WSKO
- Syracuse, New York; United States;
- Broadcast area: Central New York
- Frequency: 1260 kHz
- Branding: The Score 1260

Programming
- Format: Sports
- Affiliations: Westwood One Sports BetMGM Network Syracuse Mets

Ownership
- Owner: Cumulus Media; (Radio License Holding CBC, LLC);
- Sister stations: WAQX-FM, WNTQ

History
- First air date: 1946; 80 years ago (as WNDR)
- Former call signs: WNDR (1946–1996) WNSS (1996–2010)
- Call sign meaning: W SKOre

Technical information
- Licensing authority: FCC
- Facility ID: 50515
- Class: B
- Power: 5,000 watts

Links
- Public license information: Public file; LMS;
- Webcast: Listen live
- Website: thescore1260.com

= WSKO (AM) =

WSKO (1260 kHz) is a commercial AM radio station in Syracuse, New York. It has a sports radio format and is owned by Cumulus Media with studios on James Street. "The Score" is the flagship station for all Syracuse Mets baseball games. In addition to carrying Westwood One Sports, and selected shows from BetMGM Network, a local program is heard on weekends, Outside The Box with Mark Rowlands.

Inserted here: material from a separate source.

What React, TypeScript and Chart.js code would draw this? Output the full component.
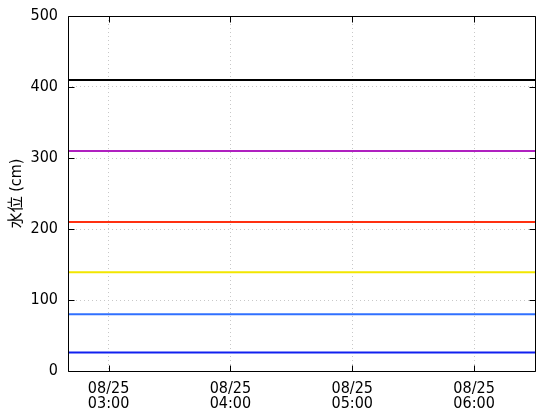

By day, WSKO’s power is 5,000 watts non-directional. At night, to protect other stations on 1260 kHz from interference, it switches to a directional antenna with a four-tower array. The transmitter is on Andrews Road in DeWitt, near Interstate 481.

==History==
===MOR and Top 40===
The station signed on the air in 1946. The original call sign was WNDR. It was a network affiliate of the Mutual Broadcasting System airing its dramas, comedies, variety shows, news and sports. In the 1950s, network programming began moving from radio to television. During that time, the station began its run as a full service, middle of the road popular music station. Among its 1950s-era staffers was character actor and Golden Globe nominee Aldo Ray, who worked there in 1956 during an extended break in his film career. A publicity photo of him taken at the station survives and is reproduced on a station tribute website.

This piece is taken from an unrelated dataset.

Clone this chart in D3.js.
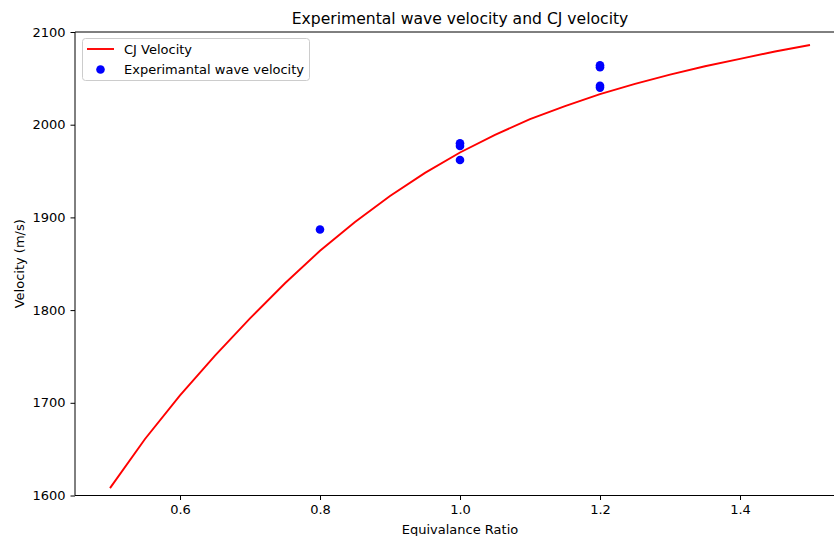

In the 1960s, WNDR was the most popular Top 40 station in the Syracuse area. The studio and 5,000-watt transmitter were located on Andrews Road in DeWitt, a Syracuse suburb. During the station's heyday, personalities who would later achieve success in major markets including Bud Ballou, Peter Cavanaugh, Bob Shannon, Joey Reynolds, and—for a very brief time in a rare excursion outside Buffalo—Danny Neaverth. In the 1980s, it switched to country music. But over time, FM radio became more popular for music listening and WNDR saw its ratings decline.

===News and Comedy===

Logo as ESPN Radio 1260, used from 2001 until 2010

It adopted the call sign WNSS in 1996. It tried airing an all-news format under the branding of "W-News". It used reports from CBS Radio News and AP Radio, along with a local reporting staff.

In 2000, it made an ill-fated change to an all-comedy radio, using a national comedy radio service. But that did not last long.

===Sports Radio===
Later in 2000, it flipped to Sports radio. At first, WNSS was mostly a satellite feed from the ESPN Radio network, including ESPN's MLB and NBA broadcasts. During most of this period, WNSS was the flagship station of Syracuse University Orange football along with sister station WAQX, until WTKW acquired the rights in 2007. The station was also the home of the Syracuse Chiefs from 2010 to 2012, the Syracuse Crunch from 2010 to 2013, and the Buffalo Bills Radio Network until its parent company dropped Bills broadcasts across all of its stations after the 2011 season.

Effective March 2010, ESPN Radio was dropped from WNSS, replaced with CBS Sports Radio. ESPN Radio began airing on WTLA and WSGO. The nationally syndicated Imus in the Morning show became WNSS's new morning program, migrating from 620 WHEN. WNSS also rebranded as "The Score 1260", switched its network affiliation to Sporting News Radio, and increased its emphasis on local sports. The station also changed its callsign to WSKO to reflect this.

===Past Personalities===
Former local programs include: On the Block with Brent Axe, 2-6pm. heard on WHEN until early 2009. Axe's program was unaffected by the station's March 2010 programming changes, with the exception of an expansion by one hour. The Danny Parkins Show, hosted by Danny Parkins was added for the 12noon-2pm weekday shift on June 1, 2010.

In March 2011, Parkins left WSKO to take a job at KCSP 610 Sports Radio in Kansas City. Midday with Mike Lindsley took over the midday slot on WSKO noon-2pm until the end of 2012. At that point, the show became The Afternoon Drive after the departure of Brent Axe. In late March 2013, Lindsley left WSKO to take a job at WTMM 104.5 The Team in Albany, New York.

In June 2025, mid-morning hosts Jim Lerch and Paul Esden, Jr., known as The Manchild Show with Boy Green, announced that their show was ending on WSKO and would resume online; they can be seen and heard on the "MCShowDigital" channel on YouTube.